Kelly, now 26, missed most of last year's campaign after undergoing surgery to repair two tendons in his right ankle that had been troubling him for two years.
He got back playing with Tubbercurry and finished the club season as player of the year, a testament to his perseverance and the skill of a London surgeon, Mr James Caldwell, who was one of the few to give him hope.
"Some surgeons were telling me I wouldn't play again," he recalled of his initial consultation process. "I was on to surgeons in America, Australia, Germany, London. I was chatting to one guy in America and he told me 'oh we can do the surgery, but you wouldn't be playing football or any other sport again'.
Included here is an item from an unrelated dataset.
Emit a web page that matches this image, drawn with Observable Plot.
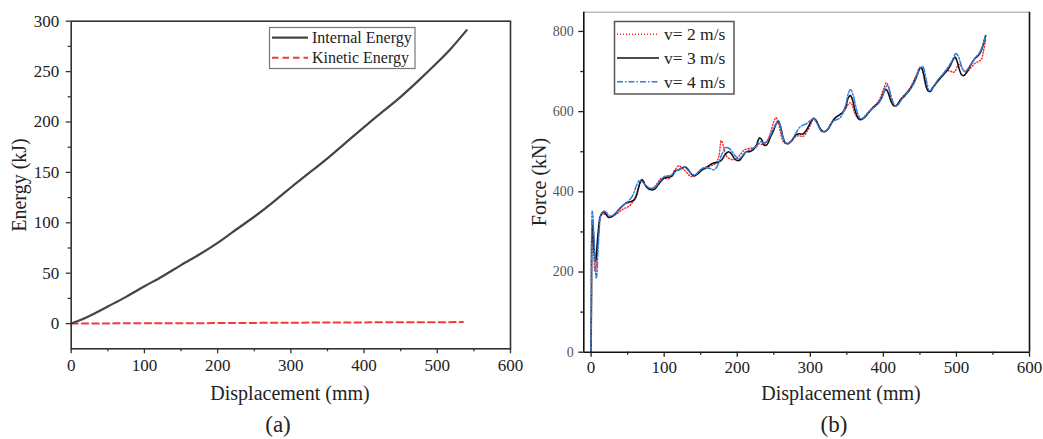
<!DOCTYPE html>
<html>
<head>
<meta charset="utf-8">
<script src="https://cdn.jsdelivr.net/npm/d3@7"></script>
<script src="https://cdn.jsdelivr.net/npm/@observablehq/plot@0.6"></script>
<style>
  html, body { margin: 0; padding: 0; background: #fff; }
  #root { position: relative; width: 1043px; height: 439px; overflow: hidden; background: #fff; }
  #root > svg { position: absolute; top: 0; }
  #root svg, #root svg text, #root svg g { font-family: "Liberation Serif", "DejaVu Serif", serif !important; }
</style>
</head>
<body>
<div id="root"></div>
<script>
// ---------- Panel (a): energy vs displacement ----------
const internalEnergy = [[0,0],[10,2.8],[25,7.6],[50,17],[75,26.5],[100,37],[125,47],[150,58],[175,68.5],[200,80],[220,90.5],[250,106],[275,120],[300,135],[325,149.5],[350,164],[375,179.5],[400,195],[425,210],[450,225],[475,241.5],[500,259],[520,274],[540,291]];
const kineticEnergy = [[0,0],[50,0.2],[100,0.3],[200,0.5],[300,0.9],[400,1.2],[535,1.5]];
const energyXTicks = [0,100,200,300,400,500,600];
const energyXMinor = [50,150,250,350,450,550];
const energyYTicks = [0,50,100,150,200,250,300];
const energyYMinor = [25,75,125,175,225,275];
const energyXDomain = [0,600];
const energyYDomain = [-25,300];
const energyLegend = ["Internal Energy","Kinetic Energy"];

// ---------- Panel (b): force vs displacement ----------
const forceV2 = [[0,0],[0.5,120],[1,260],[2,290],[3,270],[4,230],[5,205],[6,200],[7,215],[9,260],[11,310],[13,338],[16,345],[20,343],[25,338],[30,340],[35,345],[40,352],[45,358],[50,362],[55,370],[60,385],[64,405],[68,425],[71,428],[75,415],[80,408],[85,410],[90,420],[95,432],[100,435],[105,432],[110,440],[115,455],[120,465],[125,458],[130,450],[135,440],[140,438],[146,448],[152,458],[158,462],[164,465],[170,470],[175,490],[178,528],[181,515],[185,490],[190,482],[195,480],[200,485],[205,495],[210,505],[216,508],[222,510],[226,512],[230,520],[234,518],[238,520],[242,530],[246,550],[250,575],[253,585],[256,575],[259,550],[263,525],[267,520],[272,525],[278,535],[284,540],[290,538],[296,552],[301,570],[305,584],[309,575],[313,560],[318,550],[323,555],[328,570],[334,585],[340,592],[345,598],[350,612],[354,622],[357,618],[360,600],[364,586],[368,580],[374,588],[380,600],[386,612],[392,622],[397,640],[401,660],[404,672],[407,662],[410,638],[414,618],[418,616],[423,630],[429,642],[435,655],[441,675],[446,695],[450,710],[453,705],[456,680],[459,660],[463,652],[468,662],[474,675],[480,690],[486,700],[491,702],[495,698],[498,700],[501,712],[504,718],[507,712],[510,702],[514,698],[519,708],[525,720],[530,725],[534,730],[537,750],[540,780]];
const forceV3 = [[0,0],[0.5,150],[1,290],[2,318],[3,300],[4,262],[5,240],[6,228],[7,235],[8,262],[10,305],[12,335],[14,344],[17,350],[20,345],[24,336],[28,338],[33,345],[38,356],[43,365],[48,372],[54,375],[59,380],[62,390],[65,410],[68,428],[70,430],[73,420],[77,410],[82,405],[87,407],[92,418],[97,430],[102,436],[107,437],[111,440],[115,452],[120,455],[125,460],[129,462],[133,455],[137,445],[141,440],[146,445],[152,455],[158,460],[163,468],[168,472],[174,474],[179,480],[183,492],[188,500],[192,495],[196,483],[200,478],[204,480],[208,490],[212,500],[217,500],[222,505],[226,515],[229,530],[231,535],[234,528],[237,516],[241,518],[245,535],[249,550],[253,568],[256,576],[259,565],[262,540],[266,522],[270,520],[275,528],[280,542],[285,545],[290,544],[295,555],[300,572],[304,583],[308,578],[312,562],[316,552],[320,550],[325,558],[330,574],[335,586],[340,592],[345,600],[349,615],[352,635],[355,640],[358,628],[361,605],[365,585],[369,580],[374,585],[380,598],[386,610],[392,620],[397,632],[401,650],[404,655],[407,645],[410,628],[414,615],[418,615],[423,628],[429,640],[435,652],[441,670],[446,690],[450,708],[452,710],[455,695],[458,668],[461,652],[464,650],[468,660],[474,675],[480,688],[486,700],[491,713],[495,728],[498,736],[501,725],[504,705],[507,692],[510,690],[514,698],[519,715],[525,732],[530,740],[534,752],[537,770],[540,790]];
const forceV4 = [[0,0],[0.5,200],[1,330],[1.5,352],[2.5,340],[3.5,300],[5,245],[6,200],[7,185],[8,195],[9,240],[11,300],[13,340],[15,348],[18,352],[21,348],[25,340],[30,342],[35,350],[40,358],[45,368],[50,375],[55,385],[58,395],[62,415],[66,428],[70,425],[74,418],[78,412],[83,408],[88,412],[93,425],[98,435],[103,440],[108,440],[112,445],[117,452],[122,457],[127,462],[132,455],[137,445],[142,442],[147,450],[152,458],[158,460],[163,458],[168,455],[172,462],[176,480],[180,498],[184,510],[189,508],[194,498],[198,488],[202,482],[207,490],[212,500],[218,505],[223,510],[228,518],[232,525],[236,522],[240,525],[245,540],[249,555],[253,570],[256,578],[259,565],[262,540],[266,522],[270,520],[275,530],[280,545],[285,560],[290,566],[295,570],[300,578],[304,582],[308,575],[312,560],[316,550],[321,552],[326,562],[331,576],[336,580],[341,585],[345,598],[349,620],[352,645],[355,655],[358,645],[362,615],[366,590],[370,582],[376,590],[382,603],[388,612],[394,622],[399,640],[403,660],[406,665],[409,650],[412,630],[416,615],[420,617],[425,630],[431,642],[437,656],[443,675],[447,695],[451,710],[454,712],[457,695],[460,668],[463,652],[468,660],[474,678],[480,690],[486,705],[491,718],[495,730],[499,745],[502,740],[505,725],[508,708],[511,700],[515,705],[520,718],[526,735],[531,745],[535,760],[538,778],[540,790]];
const forceXTicks = [0,100,200,300,400,500,600];
const forceXMinor = [50,150,250,350,450,550];
const forceYTicks = [0,200,400,600,800];
const forceYMinor = [100,300,500,700];
const forceXDomain = [-10,600];
const forceYDomain = [0,848];
const forceLegend = ["v= 2 m/s","v= 3 m/s","v= 4 m/s"];

const FONT = '"Liberation Serif", "DejaVu Serif", serif';
const px = d => d[0], py = d => d[1];
const root = document.getElementById("root");

// ----- Plot (a)
const plotA = Plot.plot({
  width: 520, height: 439,
  marginLeft: 70.7, marginRight: 10, marginTop: 20.7, marginBottom: 90.7,
  style: {fontFamily: FONT, fontSize: "17px", color: "#222", background: "transparent", overflow: "visible"},
  x: {domain: energyXDomain},
  y: {domain: energyYDomain},
  marks: [
    Plot.line(kineticEnergy, {x: px, y: py, stroke: "#f23a3a", strokeWidth: 2, strokeDasharray: "6.5,4", curve: "natural"}),
    Plot.line(internalEnergy, {x: px, y: py, stroke: "#444", strokeWidth: 2.2, curve: "natural"}),
    Plot.frame({stroke: "#333", strokeWidth: 1.6}),
    Plot.axisX({ticks: energyXTicks, tickSize: 5, tickPadding: 5, label: null, stroke: "#333", strokeWidth: 1.3}),
    Plot.axisX({ticks: energyXMinor, tickSize: 3, tickFormat: () => "", label: null, stroke: "#333", strokeWidth: 1.3}),
    Plot.axisY({ticks: energyYTicks, tickSize: 5, tickPadding: 7, label: null, stroke: "#333", strokeWidth: 1.3}),
    Plot.axisY({ticks: energyYMinor, tickSize: 3, tickFormat: () => "", label: null, stroke: "#333", strokeWidth: 1.3})
  ]
});
plotA.style.left = "0px";
root.appendChild(plotA);

// ----- Plot (b)
const plotB = Plot.plot({
  width: 523, height: 439,
  marginLeft: 63.3, marginRight: 14, marginTop: 11.7, marginBottom: 87.3,
  style: {fontFamily: FONT, fontSize: "17px", color: "#222", background: "transparent", overflow: "visible"},
  x: {domain: forceXDomain},
  y: {domain: forceYDomain},
  marks: [
    Plot.line(forceV2, {x: px, y: py, stroke: "#ff2020", strokeWidth: 1.4, strokeDasharray: "1,2", curve: "catmull-rom"}),
    Plot.line(forceV3, {x: px, y: py, stroke: "#111", strokeWidth: 1.6, curve: "catmull-rom"}),
    Plot.line(forceV4, {x: px, y: py, stroke: "#2f7de1", strokeWidth: 1.5, strokeDasharray: "6,2,1.5,2", curve: "catmull-rom"}),
    Plot.ruleY([forceYDomain[1]], {stroke: "#bbb", strokeWidth: 1.5}),
    Plot.ruleX([forceXDomain[0], forceXDomain[1]], {stroke: "#111", strokeWidth: 1.6}),
    Plot.ruleY([forceYDomain[0]], {stroke: "#111", strokeWidth: 1.6}),
    Plot.axisX({ticks: forceXTicks, tickSize: 5, tickPadding: 4, label: null, stroke: "#222", strokeWidth: 1.3}),
    Plot.axisX({ticks: forceXMinor, tickSize: 3, tickFormat: () => "", label: null, stroke: "#222", strokeWidth: 1.3}),
    Plot.axisY({ticks: forceYTicks, tickSize: 5, tickPadding: 5, label: null, stroke: "#222", strokeWidth: 1.3}),
    Plot.axisY({ticks: forceYMinor, tickSize: 3, tickFormat: () => "", label: null, stroke: "#222", strokeWidth: 1.3})
  ]
});
plotB.style.left = "520px";
root.appendChild(plotB);

// tick label fonts
function styleTicks(svg, axis, size, color) {
  d3.select(svg).selectAll(`g[aria-label='${axis}-axis tick label']`)
    .attr("font-size", size).style("font-size", size + "px")
    .attr("fill", color).style("fill", color);
  d3.select(svg).selectAll(`g[aria-label='${axis}-axis tick label'] text`)
    .attr("font-size", size).style("font-size", size + "px")
    .style("fill", color);
}
styleTicks(plotA, "x", 17, "#222");
styleTicks(plotA, "y", 17, "#222");
styleTicks(plotB, "x", 17, "#222");
styleTicks(plotB, "y", 14, "#555");

// ----- Overlay: titles, panel labels, legends
const ov = d3.select(root).append("svg")
  .attr("width", 1043).attr("height", 439)
  .style("left", "0px").style("pointer-events", "none")
  .style("font-family", FONT);

function txt(x, y, s, size, opts = {}) {
  const t = ov.append("text").attr("x", x).attr("y", y).text(s)
    .attr("font-size", size).attr("fill", opts.fill || "#222")
    .attr("text-anchor", opts.anchor || "middle");
  if (opts.rotate) t.attr("transform", `rotate(-90 ${x} ${y})`);
  return t;
}
txt(290, 400, "Displacement (mm)", 20);
txt(26, 185, "Energy (kJ)", 20, {rotate: true});
txt(278, 432, "(a)", 23);
txt(841, 400, "Displacement (mm)", 20);
txt(546, 182, "Force (kN)", 20, {rotate: true});
txt(834, 432, "(b)", 23);

// legend (a)
ov.append("rect").attr("x", 269.5).attr("y", 27.5).attr("width", 145.5).attr("height", 41)
  .attr("fill", "#fff").attr("stroke", "#777").attr("stroke-width", 1.2);
const legA = [{c: "#444", d: null, w: 2.2}, {c: "#f23a3a", d: "6.5,4", w: 2}];
legA.forEach((s, i) => {
  const y = 37.7 + i * 20;
  ov.append("line").attr("x1", 272).attr("x2", 308).attr("y1", y).attr("y2", y)
    .attr("stroke", s.c).attr("stroke-width", s.w).attr("stroke-dasharray", s.d);
  txt(312, y + 5.5, energyLegend[i], 16, {anchor: "start"});
});

// legend (b)
ov.append("rect").attr("x", 614.5).attr("y", 21.5).attr("width", 119.5).attr("height", 72.5)
  .attr("fill", "#fff").attr("stroke", "#555").attr("stroke-width", 1.5);
const legB = [{c: "#ff2020", d: "1,2", w: 1.4}, {c: "#111", d: null, w: 1.6}, {c: "#2f7de1", d: "6,2,1.5,2", w: 1.5}];
legB.forEach((s, i) => {
  const y = 34.3 + i * 23.7;
  ov.append("line").attr("x1", 617).attr("x2", 659).attr("y1", y).attr("y2", y)
    .attr("stroke", s.c).attr("stroke-width", s.w).attr("stroke-dasharray", s.d);
  txt(664, y + 6, forceLegend[i], 17.5, {anchor: "start"});
});
</script>
</body>
</html>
"But I went to this guy in London who has worked with (Manchester United's) Marouane Fellaini -- he had something similar. He inspired confidence straight away. They took tendon from my hamstring and grafted it onto my ankle. Much like a cruciate, but of the ankle.
"It was nine months but I got back at the end of June (he came on as a substitute in the qualifiers against Derry) and I played the whole club championship and got through it no problem. Hopefully it will continue."
Kelly said he was patient and wasn't bounced into playing too quickly.
"From being told you wouldn't play again, you're kind of saying 'okay there's a chance here'. I was smart and I didn't train every day."
Kelly, a member of the Football Review Committee, acknowledged that the season was most disappointing for Sligo but defended manager Kevin Walsh.
"The criticism of Kevin was out of order but probably every manager gets that now, they're under such pressure. It was a disappointing year and he knew himself he was under pressure. We can only try to turn that criticism into praise," he said.
Kelly said he would have no problem playing a team from Leinster or Ulster in a Connacht championship.
"If there's a Connacht title at stake, I'd play anyone. If they bring anyone in, I don't mind," he said.
He is satisfied with the body of work he and his colleagues got through on this particular aspect of the FRC review, saying: "I consulted over 30 players, from so-called less successful counties, and fixtures was the main point that everyone brought up.
"This is the best way to sort out the structure that we could come up with. It's not set in stone, it's there for people to talk about, and players will be happy with it."